[START Data shown]
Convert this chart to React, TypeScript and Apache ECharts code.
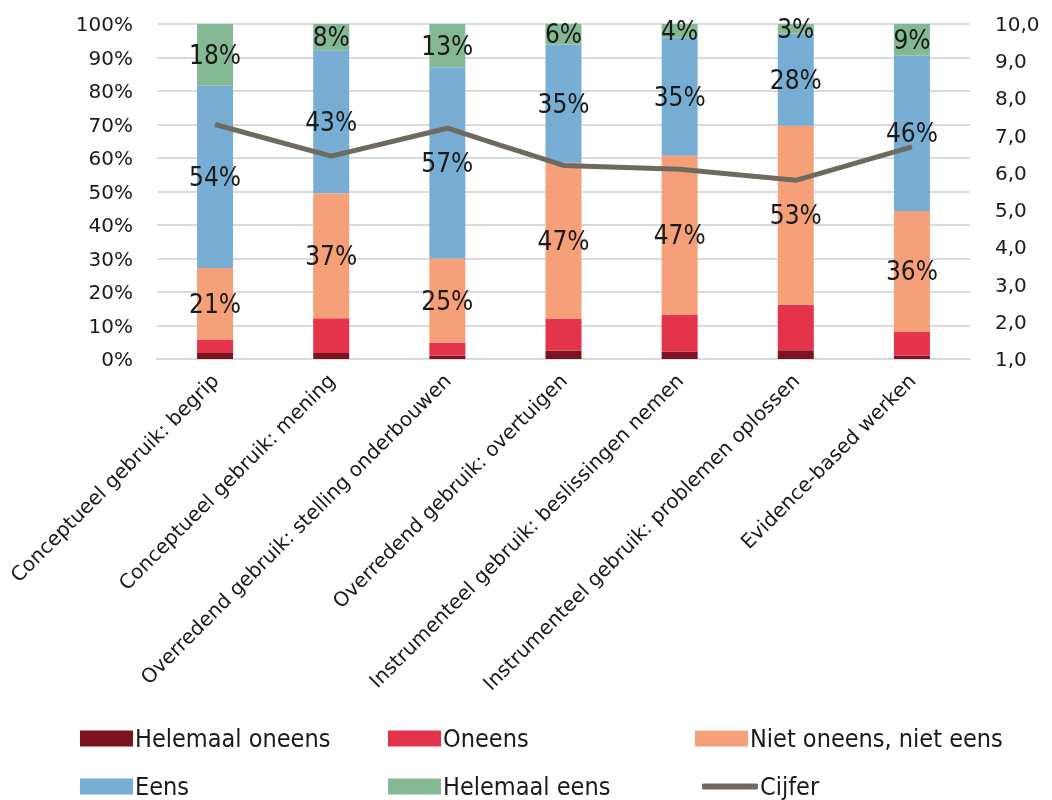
import React, { useEffect, useRef } from "react";
import * as echarts from "echarts";

const categories = [
  "Conceptueel gebruik: begrip",
  "Conceptueel gebruik: mening",
  "Overredend gebruik: stelling onderbouwen",
  "Overredend gebruik: overtuigen",
  "Instrumenteel gebruik: beslissingen nemen",
  "Instrumenteel gebruik: problemen oplossen",
  "Evidence-based werken",
];

const helemaalOneens = [1.8, 1.8, 1.0, 2.5, 2.2, 2.6, 1.0];
const oneens = [4.0, 10.4, 3.9, 9.6, 11.1, 13.6, 7.2];
const nietOneensNietEens = [21.4, 37.3, 25.1, 46.5, 47.4, 53.4, 36.0];
const eens = [54.4, 42.7, 57.1, 35.3, 35.2, 27.6, 46.4];
const helemaalEens = [18.4, 7.8, 12.9, 6.1, 4.1, 2.8, 9.4];
const cijfer = [7.3, 6.45, 7.2, 6.2, 6.1, 5.8, 6.7];

const AXIS_FONT = "DejaVu Sans";
const NARROW_FONT = "'Liberation Sans Narrow', 'DejaVu Sans Condensed', sans-serif";

export default function App() {
  const ref = useRef<HTMLDivElement>(null);
  useEffect(() => {
    const chart = echarts.init(ref.current!, null, { renderer: "svg" });
    const barLabel = {
      show: true,
      position: "inside",
      color: "#1a1a1a",
      fontSize: 26,
      fontFamily: NARROW_FONT,
      formatter: (p: any) => Math.round(p.value) + "%",
    };
    const mkBar = (name: string, data: number[], color: string, label: boolean) => ({
      name,
      type: "bar",
      stack: "total",
      data,
      barWidth: 36,
      itemStyle: { color },
      label: label ? barLabel : { show: false },
    });
    const legendItem = (name: string, left: number, top: number, extra: any = {}) => ({
      data: [name],
      left,
      top,
      icon: "rect",
      itemWidth: 53,
      itemHeight: 16,
      itemGap: 0,
      selectedMode: false,
      textStyle: {
        fontSize: 25,
        fontFamily: NARROW_FONT,
        color: "#1a1a1a",
        padding: [0, 0, 0, -3],
      },
      ...extra,
    });
    chart.setOption({
      animation: false,
      grid: { left: 157, right: 82, top: 24, bottom: 441 },
      legend: [
        legendItem("Helemaal oneens", 75, 721),
        legendItem("Oneens", 383, 721),
        legendItem("Niet oneens, niet eens", 690, 721),
        legendItem("Eens", 75, 769),
        legendItem("Helemaal eens", 383, 769),
        legendItem("Cijfer", 697, 769, {
          itemWidth: 56,
          itemHeight: 6,
          icon: "roundRect",
        }),
      ],
      xAxis: {
        type: "category",
        data: categories,
        axisLine: { show: true, lineStyle: { color: "#d9dadd", width: 2 } },
        axisTick: { show: false },
        axisLabel: {
          rotate: 45,
          interval: 0,
          fontSize: 20,
          fontFamily: AXIS_FONT,
          color: "#1a1a1a",
          margin: 18,
        },
      },
      yAxis: [
        {
          type: "value",
          min: 0,
          max: 100,
          interval: 10,
          axisLine: { show: false },
          axisTick: { show: false },
          splitLine: { lineStyle: { color: "#d9dadd", width: 2 } },
          axisLabel: {
            formatter: (v: number) => v + "%",
            fontSize: 20,
            fontFamily: AXIS_FONT,
            color: "#1a1a1a",
            margin: 24,
          },
        },
        {
          type: "value",
          min: 1,
          max: 10,
          interval: 1,
          axisLine: { show: false },
          axisTick: { show: false },
          splitLine: { show: false },
          axisLabel: {
            formatter: (v: number) => v.toFixed(1).replace(".", ","),
            fontSize: 20,
            fontFamily: AXIS_FONT,
            color: "#1a1a1a",
            margin: 25,
            align: "left",
          },
        },
      ],
      series: [
        mkBar("Helemaal oneens", helemaalOneens, "#7d1221", false),
        mkBar("Oneens", oneens, "#e4344c", false),
        mkBar("Niet oneens, niet eens", nietOneensNietEens, "#f6a07a", true),
        mkBar("Eens", eens, "#79aed4", true),
        mkBar("Helemaal eens", helemaalEens, "#85b993", true),
        {
          name: "Cijfer",
          type: "line",
          yAxisIndex: 1,
          data: cijfer,
          symbol: "none",
          z: 3,
          lineStyle: { color: "#6e6a5f", width: 5 },
          itemStyle: { color: "#6e6a5f" },
        },
      ],
    });
    return () => chart.dispose();
  }, []);
  return (
    <div
      ref={ref}
      style={{ position: "fixed", left: 0, top: 0, width: 1052, height: 800 }}
    />
  );
}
[END Data shown]
Your objective
Only lines belong in the copy: transcribe those from the start of the data through the line that contains "Sans Narrow', 'DejaVu", and skip the pictures.

Answer
Convert this chart to React, TypeScript and Apache ECharts code.
import React, { useEffect, useRef } from "react";
import * as echarts from "echarts";

const categories = [
  "Conceptueel gebruik: begrip",
  "Conceptueel gebruik: mening",
  "Overredend gebruik: stelling onderbouwen",
  "Overredend gebruik: overtuigen",
  "Instrumenteel gebruik: beslissingen nemen",
  "Instrumenteel gebruik: problemen oplossen",
  "Evidence-based werken",
];

const helemaalOneens = [1.8, 1.8, 1.0, 2.5, 2.2, 2.6, 1.0];
const oneens = [4.0, 10.4, 3.9, 9.6, 11.1, 13.6, 7.2];
const nietOneensNietEens = [21.4, 37.3, 25.1, 46.5, 47.4, 53.4, 36.0];
const eens = [54.4, 42.7, 57.1, 35.3, 35.2, 27.6, 46.4];
const helemaalEens = [18.4, 7.8, 12.9, 6.1, 4.1, 2.8, 9.4];
const cijfer = [7.3, 6.45, 7.2, 6.2, 6.1, 5.8, 6.7];

const AXIS_FONT = "DejaVu Sans";
const NARROW_FONT = "'Liberation Sans Narrow', 'DejaVu Sans Condensed', sans-serif";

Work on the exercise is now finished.